Creative in association withGear Seven

Marie Curie Leads National Day of Reflection to Remember Those Lost to the Pandemic 

Advertising Agency
London, UK
Integrated campaign marking the National Day of Reflection was developed by long-term partner, Saatchi & Saatchi 

Today, Marie Curie is launching a campaign, National Day of Reflection, to bring the nation together to remember those who died during the pandemic. 

The UK’s leading end of life charity is spearheading a National Day of Reflection on 23rd March, the anniversary of the UK’s first lockdown. 

Marie Curie alongside 70 supporting organisations are asking the nation to take a ‘minute to reflect and a moment to connect’, to remember, grieve for and celebrate the life of anyone who has died during the last year and to show solidarity for the millions of people who have been bereaved.  

“A National Day of Reflection will be especially important for the estimated 6 million people who have been bereaved since the pandemic began, who have been unable to properly say goodbye or comfort their family, friends, and colleagues in their grief.

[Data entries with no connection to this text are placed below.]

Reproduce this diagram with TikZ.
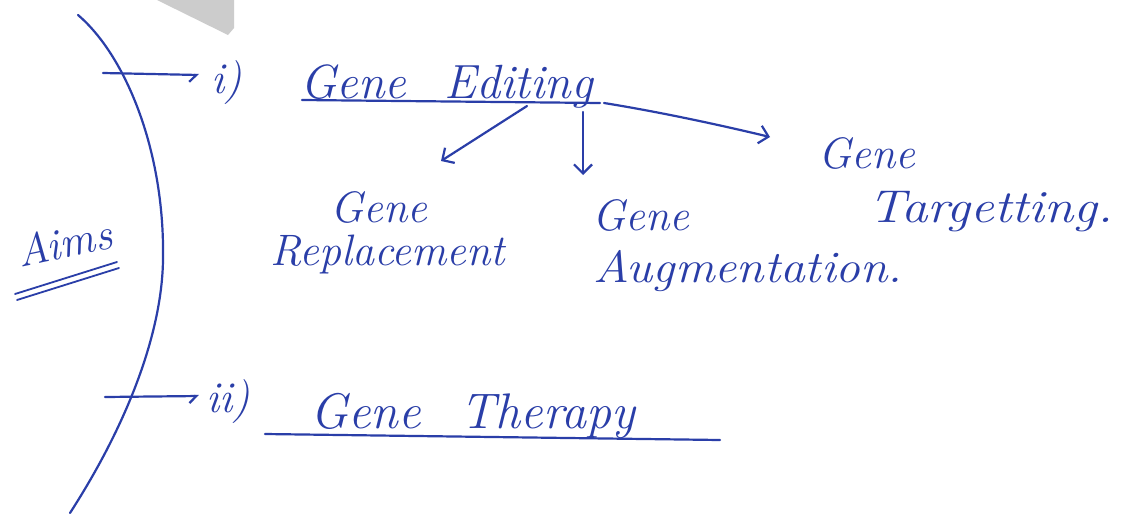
\documentclass[tikz,border=0pt]{standalone}
\usetikzlibrary{arrows.meta}
\definecolor{ink}{RGB}{42,62,168}
\definecolor{wedgegray}{RGB}{204,204,204}
\tikzset{
  pen/.style={draw=ink, line width=2.2pt, line cap=round, line join=round},
  word/.style={text=ink, inner sep=0pt, anchor=base west, font=\fontsize{#1}{#1}\selectfont\itshape},
  word/.default=44,
  wide/.style={transform shape, xscale=#1},
  barb/.style={-{Straight Barb[length=9pt, width=18pt, line width=2.2pt]}},
  hook/.style={-{Straight Barb[right, length=7pt, width=14pt, line width=2.2pt]}}
}
\begin{document}
\begin{tikzpicture}[x=1pt, y=-1pt]
  \useasboundingbox (0,0) rectangle (1142,517);
  \fill[white] (0,0) rectangle (1142,517);
  % grey wedge at the top edge
  \fill[wedgegray] (157,0) -- (234,0) -- (234,28) -- (228,35) -- cycle;

  % big bracket
  \draw[pen] (78,15) .. controls (125,55) and (165,150) .. (163,260)
                    .. controls (162,330) and (130,420) .. (70,513);

  % Aims with double underline
  \node[word=44, rotate=12] (aims) at (20,268) {Aims};
  \coordinate (u1a) at (15,294); \coordinate (u1b) at (117,262);
  \coordinate (u2a) at (17,300); \coordinate (u2b) at (119,268);
  \draw[pen, line width=1.8pt] (u1a) -- (u1b);
  \draw[pen, line width=1.8pt] (u2a) -- (u2b);

  % item markers
  \coordinate (s1) at (103,73);  \coordinate (e1) at (199,75);
  \coordinate (s2) at (105,397); \coordinate (e2) at (199,396);
  \draw[pen, hook] (s1) -- (e1);
  \draw[pen, hook] (s2) -- (e2);
  \node[word] (r1) at (211,93) {i)};
  \node[word] (r2) at (206,412) {ii)};

  % Gene Editing
  \node[word=48] (editing) at (300,98) {Gene\hspace{0.8em}Editing};
  \coordinate (ul1a) at (302,100); \coordinate (ul1b) at (600,103);
  \draw[pen] (ul1a) -- (ul1b);

  % branches
  \coordinate (b1) at (527,106);
  \coordinate (b2) at (583,112);
  \coordinate (b3) at (604,103);
  \node[word] (replGene) at (330,222) {Gene};
  \node[word] (repl) at (270,265) {Replacement};
  \node[word] (augGene) at (592,230) {Gene};
  \node[word=45, wide=1.1] (aug) at (593,282) {Augmentation.};
  \node[word] (targGene) at (818,168) {Gene};
  \node[word=46, wide=1.15] (targ) at (868,222) {Targetting.};
  \coordinate (t1) at (441,161);
  \coordinate (t2) at (583,175);
  \coordinate (t3) at (770,137);
  \draw[pen, barb] (b1) -- (t1);
  \draw[pen, barb] (b2) -- (t2);
  \draw[pen, barb] (b3) .. controls (660,112) and (720,125) .. (t3);

  % Gene Therapy
  \node[word=50] (therapy) at (310,428) {Gene\hspace{0.8em}Therapy};
  \coordinate (ul2a) at (265,434); \coordinate (ul2b) at (720,440);
  \draw[pen] (ul2a) -- (ul2b);
\end{tikzpicture}
\end{document}
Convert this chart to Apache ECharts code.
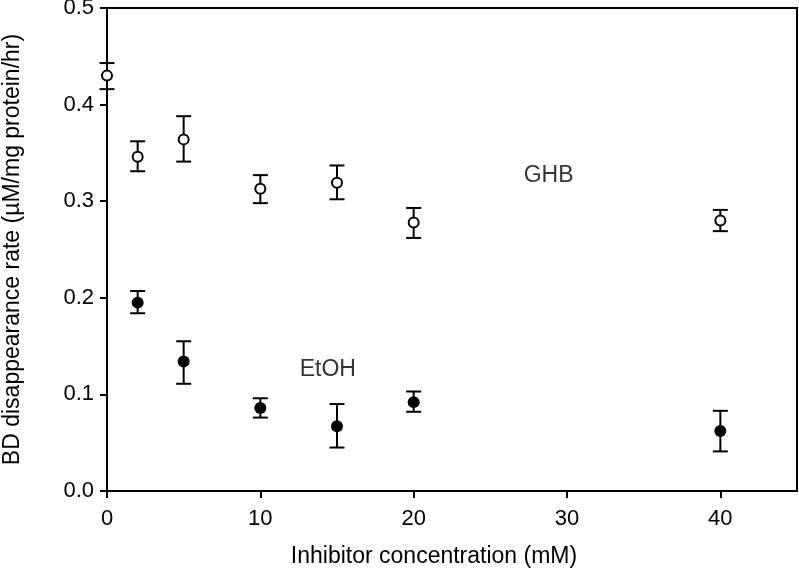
<!DOCTYPE html>
<html>
<head>
<meta charset="utf-8">
<script src="https://cdn.jsdelivr.net/npm/echarts@6/dist/echarts.min.js"></script>
<style>
html,body{margin:0;padding:0;background:#fff;}
#chart{width:799px;height:569px;}
</style>
</head>
<body>
<div id="chart"></div>
<script>
// Inhibitor concentration (mM)
var concentrations = [0, 2, 5, 10, 15, 20, 40];
// GHB (open circles)
var ghbMean = [0.430, 0.346, 0.364, 0.313, 0.319, 0.278, 0.280];
var ghbLow  = [0.416, 0.331, 0.341, 0.298, 0.302, 0.262, 0.269];
var ghbHigh = [0.443, 0.362, 0.388, 0.327, 0.337, 0.293, 0.291];
// EtOH (filled circles), no x=0 point
var etohX    = [2, 5, 10, 15, 20, 40];
var etohMean = [0.195, 0.134, 0.086, 0.067, 0.092, 0.062];
var etohLow  = [0.184, 0.111, 0.076, 0.045, 0.082, 0.041];
var etohHigh = [0.207, 0.155, 0.096, 0.090, 0.103, 0.083];
// annotation labels
var annotations = [
  {name: 'GHB', x: 28.8, y: 0.326},
  {name: 'EtOH', x: 14.4, y: 0.126}
];

var FONT = 'Liberation Sans, Arial, sans-serif';

function pairs(xs, ys) { return xs.map(function (x, i) { return [x, ys[i]]; }); }
function errData(xs, lo, hi) { return xs.map(function (x, i) { return [x, lo[i], hi[i]]; }); }

function renderErr(params, api) {
  var x = api.value(0);
  var lo = api.coord([x, api.value(1)]);
  var hi = api.coord([x, api.value(2)]);
  var hw = 7.5;
  var style = {stroke: '#000', lineWidth: 2, fill: null};
  return {
    type: 'group',
    children: [
      {type: 'line', shape: {x1: lo[0], y1: lo[1], x2: hi[0], y2: hi[1]}, style: style},
      {type: 'line', shape: {x1: lo[0] - hw, y1: lo[1], x2: lo[0] + hw, y2: lo[1]}, style: style},
      {type: 'line', shape: {x1: hi[0] - hw, y1: hi[1], x2: hi[0] + hw, y2: hi[1]}, style: style}
    ]
  };
}

var chart = echarts.init(document.getElementById('chart'), null, {renderer: 'canvas'});
chart.setOption({
  backgroundColor: '#fff',
  animation: false,
  grid: {left: 107, right: 2, top: 8, bottom: 78, containLabel: false, outerBoundsMode: 'none',
    show: true, borderColor: '#000', borderWidth: 2, backgroundColor: 'transparent'},
  xAxis: {
    type: 'value', min: 0, max: 45, interval: 10,
    name: 'Inhibitor concentration (mM)', nameLocation: 'middle', nameGap: 54,
    nameTextStyle: {fontFamily: FONT, fontSize: 23, color: '#000', padding: [0, 36, 0, 0]},
    axisLine: {show: true, onZero: false, lineStyle: {color: '#000', width: 2}},
    axisTick: {show: true, inside: false, length: 7, lineStyle: {color: '#000', width: 2}},
    axisLabel: {fontFamily: FONT, fontSize: 22, color: '#000', margin: 17, showMaxLabel: false},
    splitLine: {show: false}
  },
  yAxis: {
    type: 'value', min: 0, max: 0.5, interval: 0.1,
    name: 'BD disappearance rate (\u00b5M/mg protein/hr)', nameLocation: 'middle', nameGap: 83,
    nameTextStyle: {fontFamily: FONT, fontSize: 23, color: '#000'},
    axisLine: {show: true, onZero: false, lineStyle: {color: '#000', width: 2}},
    axisTick: {show: true, inside: false, length: 7, lineStyle: {color: '#000', width: 2}},
    axisLabel: {fontFamily: FONT, fontSize: 22, color: '#000', margin: 13,
      formatter: function (v) { return v.toFixed(1); }},
    splitLine: {show: false}
  },
  series: [
    {type: 'custom', name: 'GHB err', renderItem: renderErr, data: errData(concentrations, ghbLow, ghbHigh), z: 2, silent: true},
    {type: 'custom', name: 'EtOH err', renderItem: renderErr, data: errData(etohX, etohLow, etohHigh), z: 2, silent: true},
    {type: 'scatter', name: 'GHB', data: pairs(concentrations, ghbMean), symbol: 'circle', symbolSize: 10,
      itemStyle: {color: '#fff', borderColor: '#000', borderWidth: 2, opacity: 1}, z: 5},
    {type: 'scatter', name: 'EtOH', data: pairs(etohX, etohMean), symbol: 'circle', symbolSize: 12,
      itemStyle: {color: '#000', borderColor: '#000', borderWidth: 0, opacity: 1}, z: 5},
    {type: 'scatter', name: 'labels', symbolSize: 0, silent: true,
      data: annotations.map(function (a) { return {value: [a.x, a.y], name: a.name}; }),
      label: {show: true, position: 'inside', formatter: '{b}', fontFamily: FONT, fontSize: 23, color: '#000', textBorderWidth: 0}, z: 6}
  ]
});
</script>
</body>
</html>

We want the nation to take a moment in time to reflect on the overwhelming loss of life we’ve faced and to reach out and connect with someone who is grieving – either by having a chat, sending a card, a message or spring flowers”, said Marie Curie director of communications, marketing and digital, Esther Jackson.   

To support the essential role Marie Curie plays in supporting people at the end of their life, and drive awareness of the National Day of Reflection, Saatchi & Saatchi created an integrated campaign that encourages the nation to come together to remember those who died during the pandemic and support those experiencing bereavement.  

At the centre of the campaign is a 60s film which uses powerful visuals of possessions of real people and families, as well as additional footage and imagery to convey a message of remembrance. 30s and 15s versions of the film will also run across TV and social media as part of the campaign. 

Carol Telfer is a chaplain at Marie Curie’s Glasgow Hospice. Her dad Jim, from Clydebank, was a reprographics manager. He worked at John Brown’s shipbuilding company and was an electrical draftsman on the QE2. He was diagnosed with vascular dementia last year and died on January 18, following a short illness with Covid. He was 89. Jim’s chair features in the 60s film. Carol said:  

“I wanted dad to be part of this campaign to show all the people across the UK who are grieving that they’re not alone. That what we’ve all been through is significant, and that whether you’ve lost someone personally or not, we all need to be doing something to remember these people – and help the people who have been bereaved to process their grief. My step-mum took the photograph of dad’s chair. She said it was the most difficult photograph she’d ever taken in her life. It was then, when I got the photo, that the significance of that empty space really hit me.  

“Dad’s empty chair represents so much for us as a family. That he’s really gone, it’s final, he’s never coming back. And there are so many people going through that across the country and the world, in the hardest of circumstances during a pandemic.”  

The film is accompanied by ‘Supermarket Flowers’ by Ed Sheeran, a song which was written about his late grandmother.  The TV ad concludes with the line ‘take a minute to reflect and a moment to connect’.   

Guillermo Vega, CCO of Saatchi & Saatchi, said: “Whether it’s a photo on the wall, a wedding dress, the chair they used to sit in or the pen they used – possessions like this help us to feel close to the ones we love and those we’ve lost. We wanted to support the hugely important work that Marie Curie does and honour a challenging year for people up and down the country by conveying a message that while the person may no longer be with us, we can keep their memory alive – and that’s something to cherish right now.”  

Other aspects of the campaign include a crafted coffee table book which will feature the objects left behind from the loved ones, alongside their name and their personal stories.  

The campaign will be initially rolled out on TV, social and digital (including Facebook and YouTube), followed by radio and placements during the ad breaks of ITV’s new drama ‘The Year That Changed Britain’ and C4’s ‘The Great Pottery Throwdown’ and ‘The Corona Debate’.  

The National Day of Reflection will see; a nationwide minute of silence at 12 noon, followed by a bell toll at 12:01, and the nation appearing on their doorsteps at 20:00 to shine a light using phones, candles, torches – signifying a beacon of remembrance and support for the millions of people that have been bereaved over the last 12 months. Prominent buildings and iconic landmarks will also light up across the UK.  

The charity, renowned for one of the UK’s most recognisable annual charity campaigns, the Great Daffodil Appeal in March, hopes that the National Day of Reflection will become an annual event.